JUAN GONZALEZ: Yes. Well, I reported last week that about a month ago at a public school in Queens, New York, there was an incident that has really outraged the very large Haitian community here in New York in that in a public school, you know, a normal fight broke out between a couple of Haitian students who were in a bilingual class, and there was an incredible reaction by a local assistant principle there, who basically tried to punish all 13 Haitian children in this class by having them sit on the floor of the school cafeteria during lunchtime in front of all of the other students, eat their chicken and rice lunch with their fingers, not allowing them to have any utensils, and then told them, “They treat you like animals in Haiti, and that’s how I’m going to treat you here.” According to several of the students who were basically stunned, and several broke out crying, asking just to be able to get utensils to eat their food, and the parents then went to the principal, who attempted apparently, according to them, to cover the whole incident up.
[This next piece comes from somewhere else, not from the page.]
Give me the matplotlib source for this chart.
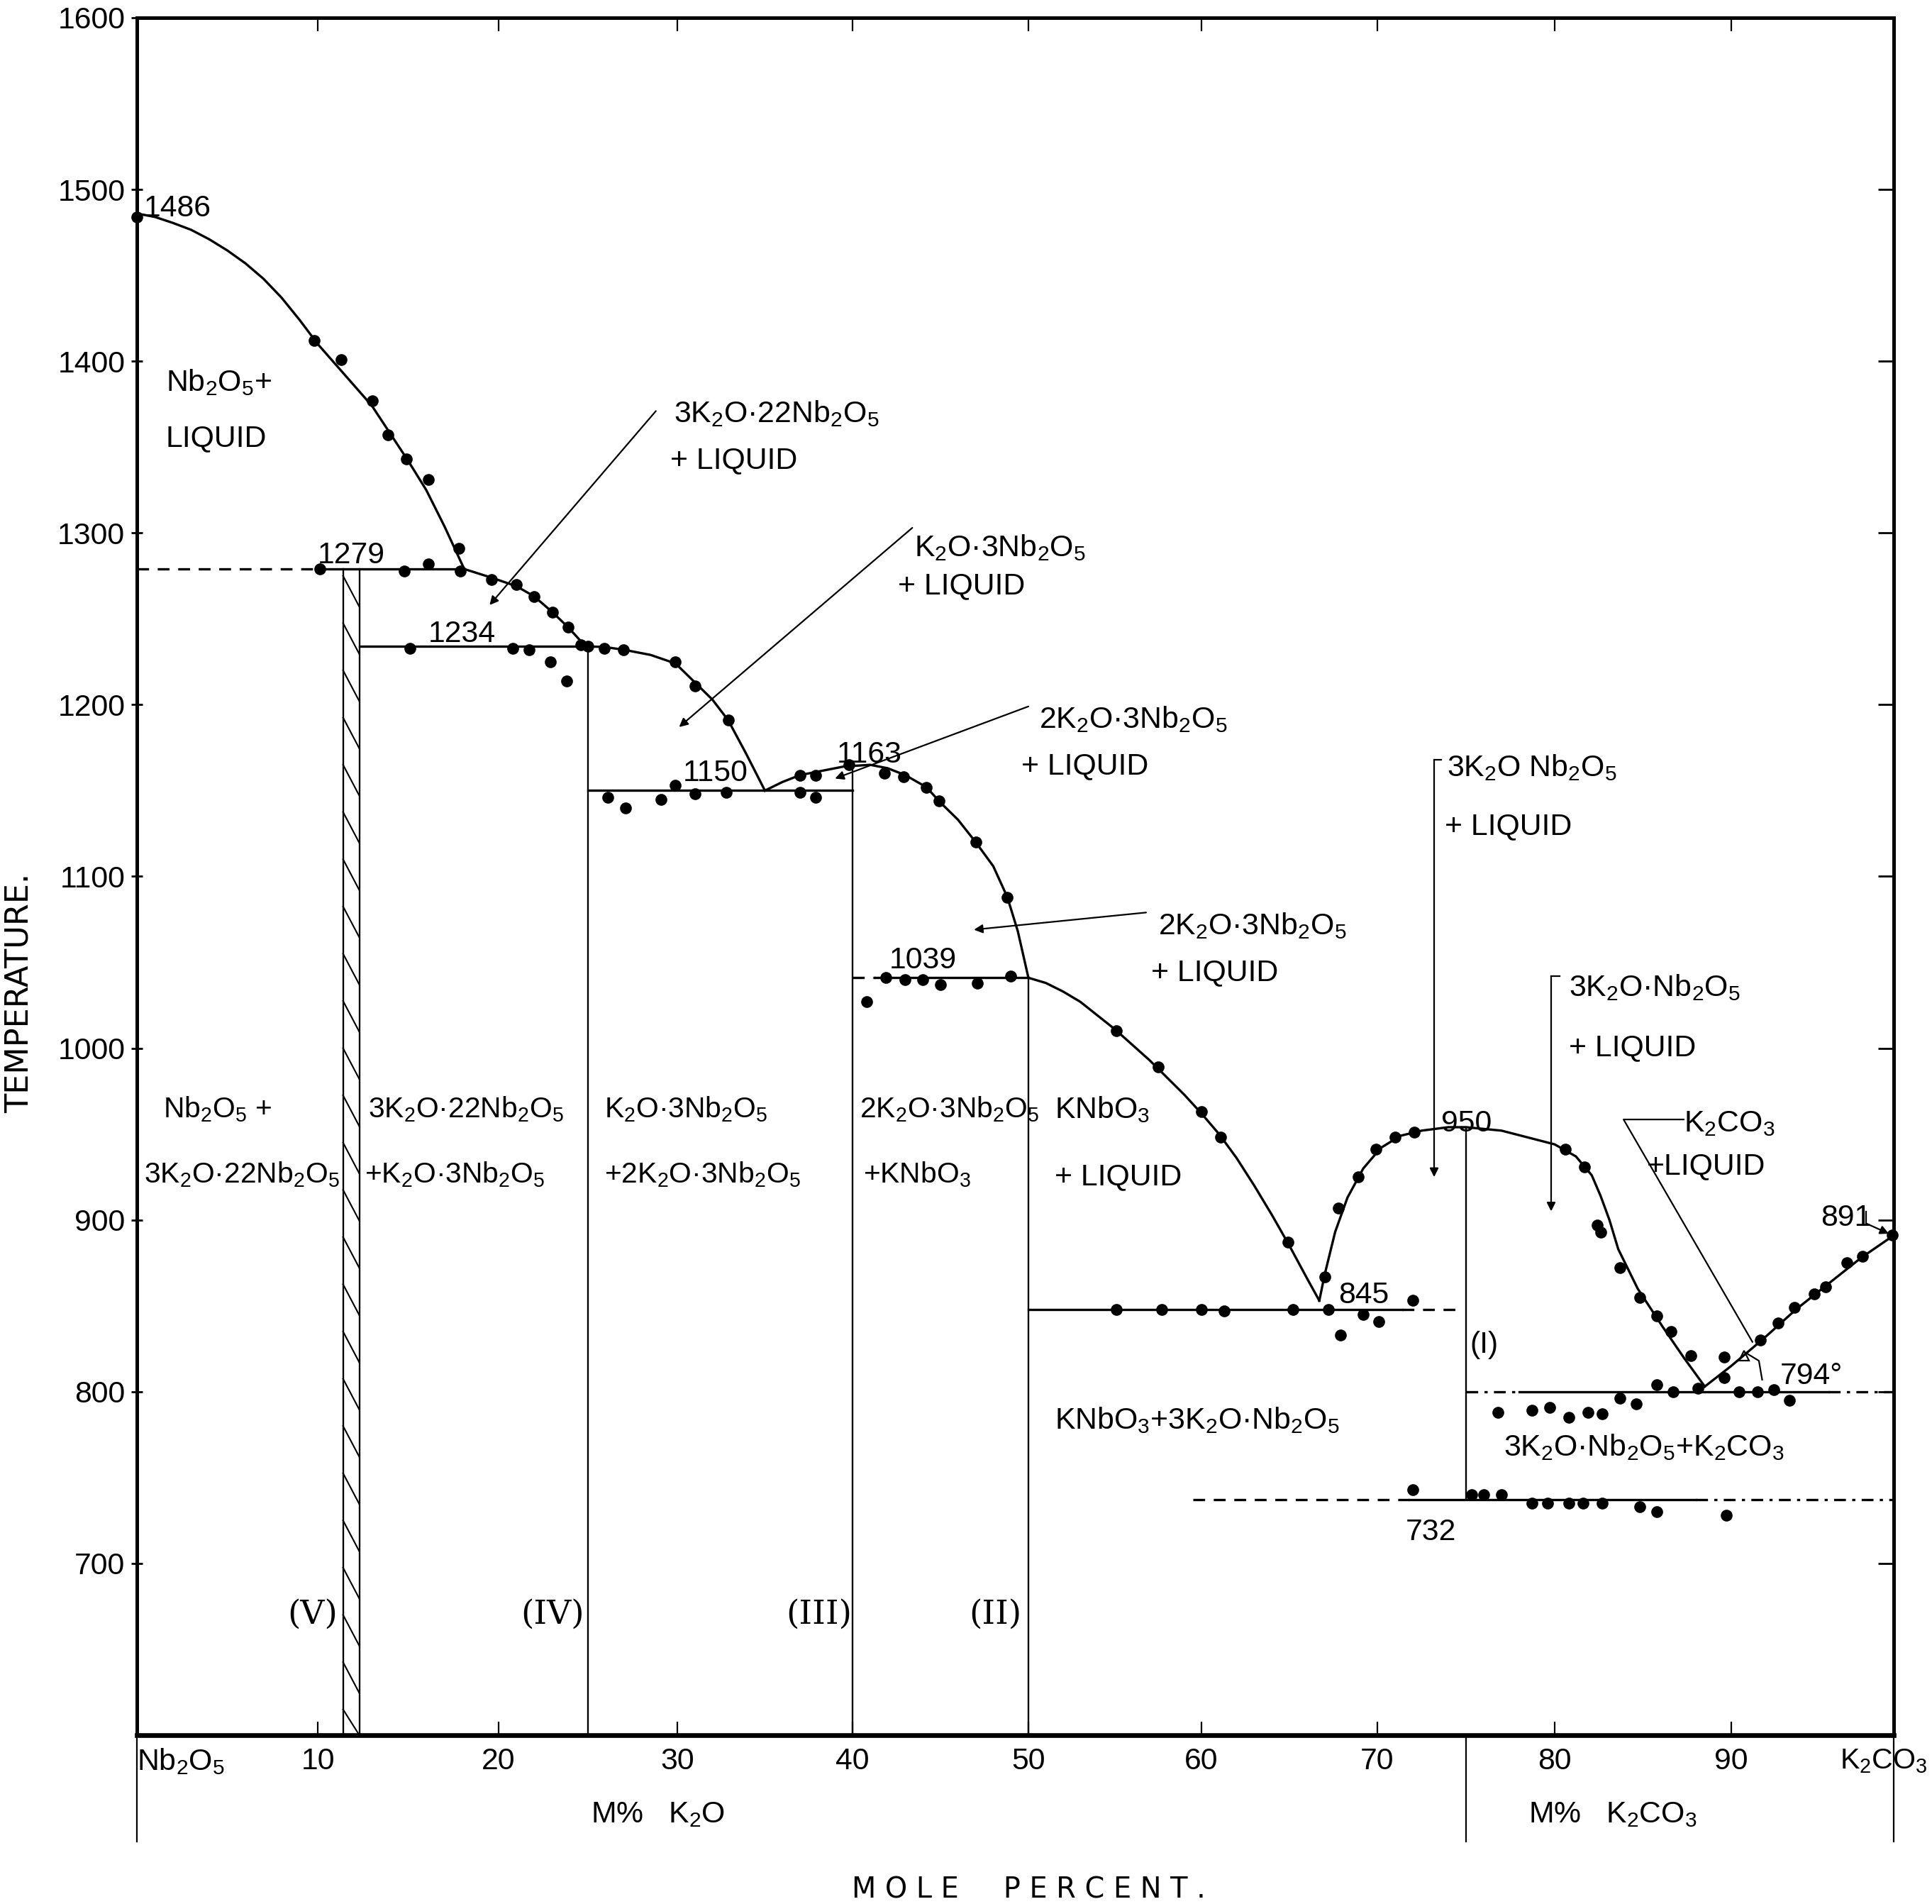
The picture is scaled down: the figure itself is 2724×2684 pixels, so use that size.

And it’s created quite a furor now as parents throughout Queens and the Haitian leaders throughout the city are demanding that the school’s chancellor fire both the principal, who tried to cover up the situation, and the assistant principal, who actually instituted this bizarre punishment of these children. And it’s touched a nerve in the Haitian community because so many have felt over the years that their children are not being properly dealt with in the public schools. So, it remains to be seen exactly how the chancellor will deal with the situation.
AMY GOODMAN: Well, today, there is another protest that is going to be held in front of P.S. 34 from 2:00 to 4:00, and we’ll let people know what happens as a result of this story.